3.2 Was ist ein Incident-Response-System?
Ein Incident-Response-System (IRS) ist ein strukturierter Prozess, mit dem Unternehmen Sicherheitsvorfälle wie Datenschutzverletzungen, Cyberangriffe oder IT-Ausfälle erkennen, analysieren und darauf reagieren. Es umfasst klare Meldewege, Maßnahmen zur Schadensbegrenzung und Wiederherstellungsstrategien. Ein effektives IRS minimiert Risiken und stellt sicher, dass Sicherheitslücken schnell geschlossen werden.
4. Fallbeispiele aus der Praxis
4.1 Hackerangriff auf ein mittelständisches Unternehmen (2022)
Ein deutsches Unternehmen wurde Opfer eines Ransomware-Angriffs. Durch eine Strafanzeige konnte festgestellt werden, dass die Täter bereits international gesucht wurden.

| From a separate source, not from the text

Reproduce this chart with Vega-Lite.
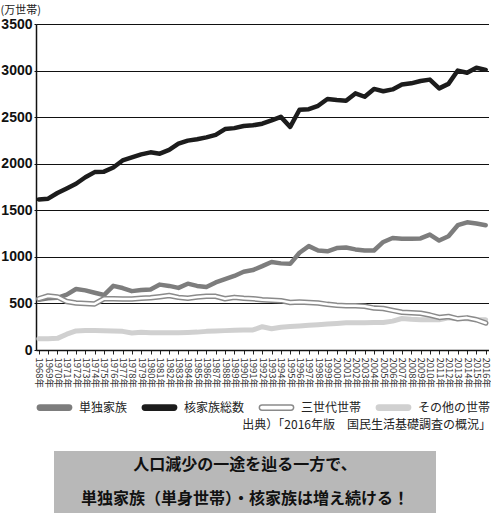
{
 "$schema": "https://vega.github.io/schema/vega-lite/v6.json",
 "padding": {"left": 0, "top": 4, "right": 0, "bottom": 5},
 "background": "white",
 "config": {"view": {"stroke": null}, "font": "Liberation Sans"},
 "datasets": {"main": [
{"year":1968,"s":"単独家族","v":540},{"year":1969,"s":"単独家族","v":555},{"year":1970,"s":"単独家族","v":560},{"year":1971,"s":"単独家族","v":595},{"year":1972,"s":"単独家族","v":655},{"year":1973,"s":"単独家族","v":640},{"year":1974,"s":"単独家族","v":615},{"year":1975,"s":"単独家族","v":590},{"year":1976,"s":"単独家族","v":689},{"year":1977,"s":"単独家族","v":665},{"year":1978,"s":"単独家族","v":632},{"year":1979,"s":"単独家族","v":643},{"year":1980,"s":"単独家族","v":650},{"year":1981,"s":"単独家族","v":702},{"year":1982,"s":"単独家族","v":688},{"year":1983,"s":"単独家族","v":667},{"year":1984,"s":"単独家族","v":712},{"year":1985,"s":"単独家族","v":688},{"year":1986,"s":"単独家族","v":676},{"year":1987,"s":"単独家族","v":725},{"year":1988,"s":"単独家族","v":760},{"year":1989,"s":"単独家族","v":795},{"year":1990,"s":"単独家族","v":840},{"year":1991,"s":"単独家族","v":858},{"year":1992,"s":"単独家族","v":900},{"year":1993,"s":"単独家族","v":945},{"year":1994,"s":"単独家族","v":930},{"year":1995,"s":"単独家族","v":925},{"year":1996,"s":"単独家族","v":1044},{"year":1997,"s":"単独家族","v":1115},{"year":1998,"s":"単独家族","v":1068},{"year":1999,"s":"単独家族","v":1060},{"year":2000,"s":"単独家族","v":1095},{"year":2001,"s":"単独家族","v":1100},{"year":2002,"s":"単独家族","v":1080},{"year":2003,"s":"単独家族","v":1068},{"year":2004,"s":"単独家族","v":1068},{"year":2005,"s":"単独家族","v":1160},{"year":2006,"s":"単独家族","v":1203},{"year":2007,"s":"単独家族","v":1195},{"year":2008,"s":"単独家族","v":1195},{"year":2009,"s":"単独家族","v":1198},{"year":2010,"s":"単独家族","v":1239},{"year":2011,"s":"単独家族","v":1175},{"year":2012,"s":"単独家族","v":1221},{"year":2013,"s":"単独家族","v":1340},{"year":2014,"s":"単独家族","v":1371},{"year":2015,"s":"単独家族","v":1358},{"year":2016,"s":"単独家族","v":1340},
{"year":1968,"s":"核家族総数","v":1617},{"year":1969,"s":"核家族総数","v":1625},{"year":1970,"s":"核家族総数","v":1685},{"year":1971,"s":"核家族総数","v":1735},{"year":1972,"s":"核家族総数","v":1785},{"year":1973,"s":"核家族総数","v":1855},{"year":1974,"s":"核家族総数","v":1910},{"year":1975,"s":"核家族総数","v":1915},{"year":1976,"s":"核家族総数","v":1960},{"year":1977,"s":"核家族総数","v":2035},{"year":1978,"s":"核家族総数","v":2068},{"year":1979,"s":"核家族総数","v":2100},{"year":1980,"s":"核家族総数","v":2122},{"year":1981,"s":"核家族総数","v":2108},{"year":1982,"s":"核家族総数","v":2148},{"year":1983,"s":"核家族総数","v":2215},{"year":1984,"s":"核家族総数","v":2248},{"year":1985,"s":"核家族総数","v":2263},{"year":1986,"s":"核家族総数","v":2283},{"year":1987,"s":"核家族総数","v":2310},{"year":1988,"s":"核家族総数","v":2372},{"year":1989,"s":"核家族総数","v":2382},{"year":1990,"s":"核家族総数","v":2405},{"year":1991,"s":"核家族総数","v":2412},{"year":1992,"s":"核家族総数","v":2430},{"year":1993,"s":"核家族総数","v":2465},{"year":1994,"s":"核家族総数","v":2503},{"year":1995,"s":"核家族総数","v":2395},{"year":1996,"s":"核家族総数","v":2579},{"year":1997,"s":"核家族総数","v":2585},{"year":1998,"s":"核家族総数","v":2622},{"year":1999,"s":"核家族総数","v":2695},{"year":2000,"s":"核家族総数","v":2684},{"year":2001,"s":"核家族総数","v":2676},{"year":2002,"s":"核家族総数","v":2755},{"year":2003,"s":"核家族総数","v":2719},{"year":2004,"s":"核家族総数","v":2803},{"year":2005,"s":"核家族総数","v":2778},{"year":2006,"s":"核家族総数","v":2798},{"year":2007,"s":"核家族総数","v":2850},{"year":2008,"s":"核家族総数","v":2863},{"year":2009,"s":"核家族総数","v":2888},{"year":2010,"s":"核家族総数","v":2903},{"year":2011,"s":"核家族総数","v":2809},{"year":2012,"s":"核家族総数","v":2857},{"year":2013,"s":"核家族総数","v":3000},{"year":2014,"s":"核家族総数","v":2976},{"year":2015,"s":"核家族総数","v":3030},{"year":2016,"s":"核家族総数","v":3008},
{"year":1968,"s":"三世代世帯","v":550},{"year":1969,"s":"三世代世帯","v":580},{"year":1970,"s":"三世代世帯","v":570},{"year":1971,"s":"三世代世帯","v":520},{"year":1972,"s":"三世代世帯","v":505},{"year":1973,"s":"三世代世帯","v":500},{"year":1974,"s":"三世代世帯","v":495},{"year":1975,"s":"三世代世帯","v":550},{"year":1976,"s":"三世代世帯","v":550},{"year":1977,"s":"三世代世帯","v":548},{"year":1978,"s":"三世代世帯","v":548},{"year":1979,"s":"三世代世帯","v":555},{"year":1980,"s":"三世代世帯","v":560},{"year":1981,"s":"三世代世帯","v":572},{"year":1982,"s":"三世代世帯","v":585},{"year":1983,"s":"三世代世帯","v":565},{"year":1984,"s":"三世代世帯","v":555},{"year":1985,"s":"三世代世帯","v":570},{"year":1986,"s":"三世代世帯","v":576},{"year":1987,"s":"三世代世帯","v":576},{"year":1988,"s":"三世代世帯","v":550},{"year":1989,"s":"三世代世帯","v":565},{"year":1990,"s":"三世代世帯","v":555},{"year":1991,"s":"三世代世帯","v":550},{"year":1992,"s":"三世代世帯","v":540},{"year":1993,"s":"三世代世帯","v":535},{"year":1994,"s":"三世代世帯","v":530},{"year":1995,"s":"三世代世帯","v":510},{"year":1996,"s":"三世代世帯","v":515},{"year":1997,"s":"三世代世帯","v":510},{"year":1998,"s":"三世代世帯","v":505},{"year":1999,"s":"三世代世帯","v":490},{"year":2000,"s":"三世代世帯","v":480},{"year":2001,"s":"三世代世帯","v":475},{"year":2002,"s":"三世代世帯","v":475},{"year":2003,"s":"三世代世帯","v":470},{"year":2004,"s":"三世代世帯","v":450},{"year":2005,"s":"三世代世帯","v":445},{"year":2006,"s":"三世代世帯","v":425},{"year":2007,"s":"三世代世帯","v":405},{"year":2008,"s":"三世代世帯","v":400},{"year":2009,"s":"三世代世帯","v":395},{"year":2010,"s":"三世代世帯","v":375},{"year":2011,"s":"三世代世帯","v":350},{"year":2012,"s":"三世代世帯","v":360},{"year":2013,"s":"三世代世帯","v":335},{"year":2014,"s":"三世代世帯","v":345},{"year":2015,"s":"三世代世帯","v":325},{"year":2016,"s":"三世代世帯","v":290},
{"year":1968,"s":"その他の世帯","v":120},{"year":1969,"s":"その他の世帯","v":120},{"year":1970,"s":"その他の世帯","v":125},{"year":1971,"s":"その他の世帯","v":170},{"year":1972,"s":"その他の世帯","v":205},{"year":1973,"s":"その他の世帯","v":210},{"year":1974,"s":"その他の世帯","v":210},{"year":1975,"s":"その他の世帯","v":208},{"year":1976,"s":"その他の世帯","v":205},{"year":1977,"s":"その他の世帯","v":200},{"year":1978,"s":"その他の世帯","v":182},{"year":1979,"s":"その他の世帯","v":190},{"year":1980,"s":"その他の世帯","v":186},{"year":1981,"s":"その他の世帯","v":185},{"year":1982,"s":"その他の世帯","v":185},{"year":1983,"s":"その他の世帯","v":186},{"year":1984,"s":"その他の世帯","v":188},{"year":1985,"s":"その他の世帯","v":192},{"year":1986,"s":"その他の世帯","v":200},{"year":1987,"s":"その他の世帯","v":205},{"year":1988,"s":"その他の世帯","v":208},{"year":1989,"s":"その他の世帯","v":212},{"year":1990,"s":"その他の世帯","v":214},{"year":1991,"s":"その他の世帯","v":215},{"year":1992,"s":"その他の世帯","v":250},{"year":1993,"s":"その他の世帯","v":228},{"year":1994,"s":"その他の世帯","v":245},{"year":1995,"s":"その他の世帯","v":252},{"year":1996,"s":"その他の世帯","v":258},{"year":1997,"s":"その他の世帯","v":265},{"year":1998,"s":"その他の世帯","v":272},{"year":1999,"s":"その他の世帯","v":278},{"year":2000,"s":"その他の世帯","v":285},{"year":2001,"s":"その他の世帯","v":292},{"year":2002,"s":"その他の世帯","v":293},{"year":2003,"s":"その他の世帯","v":293},{"year":2004,"s":"その他の世帯","v":294},{"year":2005,"s":"その他の世帯","v":296},{"year":2006,"s":"その他の世帯","v":310},{"year":2007,"s":"その他の世帯","v":338},{"year":2008,"s":"その他の世帯","v":330},{"year":2009,"s":"その他の世帯","v":325},{"year":2010,"s":"その他の世帯","v":325},{"year":2011,"s":"その他の世帯","v":325},{"year":2012,"s":"その他の世帯","v":345},{"year":2013,"s":"その他の世帯","v":338},{"year":2014,"s":"その他の世帯","v":335},{"year":2015,"s":"その他の世帯","v":328},{"year":2016,"s":"その他の世帯","v":325}
 ]},
 "center": false,
 "spacing": 20,
 "resolve": {"legend": {"color": "independent"}, "scale": {"color": "independent"}},
 "vconcat": [
  {
   "width": 452.5,
   "height": 326,
   "data": {"name": "main"},
   "title": {"text": "出典）「2016年版　国民生活基礎調査の概況」", "orient": "bottom", "anchor": "end", "font": "Noto Sans CJK JP", "fontSize": 12, "fontWeight": "normal", "color": "#222", "offset": 6},
   "encoding": {
    "x": {"field": "year", "type": "ordinal", "sort": "ascending", "scale": {"type": "point", "padding": 0.3},
      "axis": {"title": null, "labelAngle": 90, "labelExpr": "datum.label + '年'", "labelFontSize": 9.5, "labelFont": "Noto Sans CJK JP", "labelColor": "#333", "labelPadding": 3, "tickSize": 4, "tickColor": "#222", "domainColor": "#111", "domainWidth": 1.5, "labelOverlap": false, "grid": false}},
    "y": {"field": "v", "type": "quantitative", "scale": {"domain": [0, 3500]},
      "axis": {"title": "(万世帯)", "format": "d", "titleAngle": 0, "titleAlign": "left", "titleBaseline": "middle", "titleX": -36, "titleY": -14, "titleFont": "Noto Sans CJK JP", "titleFontSize": 11, "titleFontWeight": "normal", "titleColor": "#222", "values": [0,500,1000,1500,2000,2500,3000,3500], "labelFontSize": 14, "labelFontWeight": "bold", "labelColor": "#111", "labelPadding": 2, "tickSize": 2, "tickColor": "#111", "grid": true, "gridColor": "#111", "gridWidth": 1, "domainColor": "#111", "domainWidth": 1.5}},
    "color": {"field": "s", "type": "nominal",
      "scale": {"domain": ["単独家族", "核家族総数", "三世代世帯", "その他の世帯"], "range": ["#7d7d7d", "#1c1c1c", "#8a8a8a", "#d0d0d0"]},
      "legend": {"title": null, "orient": "bottom", "direction": "horizontal", "columns": 4, "offset": 1, "gridAlign": "none",
        "symbolType": "M-0.83,-0.15L0.83,-0.15A0.15,0.15,0,0,1,0.83,0.15L-0.83,0.15A0.15,0.15,0,0,1,-0.83,-0.15Z",
        "symbolSize": 1225, "symbolStrokeWidth": 1.5,
        "labelFont": "Noto Sans CJK JP", "labelFontSize": 12, "labelColor": "#222", "labelOffset": 6, "columnPadding": 11,
        "encode": {"symbols": {"update": {
          "fill": {"signal": "datum.value === '単独家族' ? '#7d7d7d' : datum.value === '核家族総数' ? '#1c1c1c' : datum.value === '三世代世帯' ? '#ffffff' : '#d0d0d0'"},
          "stroke": {"signal": "datum.value === '単独家族' ? '#7d7d7d' : datum.value === '核家族総数' ? '#1c1c1c' : datum.value === '三世代世帯' ? '#8a8a8a' : '#d0d0d0'"},
          "strokeWidth": {"value": 1.5},
          "opacity": {"value": 1}}}}}}
   },
   "layer": [
    {"transform": [{"filter": "datum.s === 'その他の世帯'"}], "mark": {"type": "line", "strokeWidth": 5, "strokeJoin": "round", "strokeCap": "round"}},
    {"transform": [{"filter": "datum.s === '単独家族'"}], "mark": {"type": "line", "strokeWidth": 4.5, "strokeJoin": "round", "strokeCap": "round"}},
    {"transform": [{"filter": "datum.s === '核家族総数'"}], "mark": {"type": "line", "strokeWidth": 4.5, "strokeJoin": "round", "strokeCap": "round"}},
    {"transform": [{"filter": "datum.s === '三世代世帯'"}], "mark": {"type": "line", "strokeWidth": 5.5, "strokeJoin": "round", "strokeCap": "round"}},
    {"transform": [{"filter": "datum.s === '三世代世帯'"}], "mark": {"type": "line", "strokeWidth": 2.5, "strokeJoin": "round", "strokeCap": "round"}, "encoding": {"color": {"value": "#ffffff"}}}
   ]
  },
  {
   "spacing": 10,
   "hconcat": [
    {
     "width": 8,
     "height": 62,
     "data": {"values": [{"t": ""}]},
     "mark": {"type": "text"},
     "encoding": {"text": {"field": "t"}}
    },
    {
     "width": 382,
     "height": 62,
     "view": {"fill": "#b8b8b8", "stroke": null},
     "data": {"values": [{"line": 1, "t": "人口減少の一途を辿る一方で、"}, {"line": 2, "t": "単独家族（単身世帯）・核家族は増え続ける！"}]},
     "mark": {"type": "text", "font": "Noto Sans CJK JP", "fontSize": 16, "fontWeight": "bold", "color": "#111"},
     "encoding": {
      "y": {"field": "line", "type": "ordinal", "axis": null, "scale": {"type": "point", "padding": 0.39}},
      "text": {"field": "t"}
     }
    }
   ]
  }
 ]
}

Dies führte zu ihrer Identifikation und späteren Festnahme.
4.2 Datenleck bei einer öffentlichen Behörde
Nach einem unbefugten Zugriff auf personenbezogene Daten wurde zunächst keine Anzeige erstattet. Später stellte sich heraus, dass die Daten im Darknet verkauft wurden. Eine verspätete Strafanzeige führte zu Ermittlungen gegen ein kriminelles Netzwerk.
5. Fazit
Strafanzeigen bei Datenschutzverstößen können eine sinnvolle Ergänzung zu bestehenden Sicherheitsmaßnahmen sein. Sie tragen zur Beweissicherung, Täterverfolgung und Prävention bei, bergen jedoch auch Herausforderungen wie eine geringe Aufklärungsquote oder Reputationsrisiken.
Unternehmen und Behörden sollten daher eine Strafanzeige als mögliche Maßnahme in ihre Sicherheitsstrategien integrieren und im Einzelfall abwägen, ob sie den gewünschten Nutzen bringt.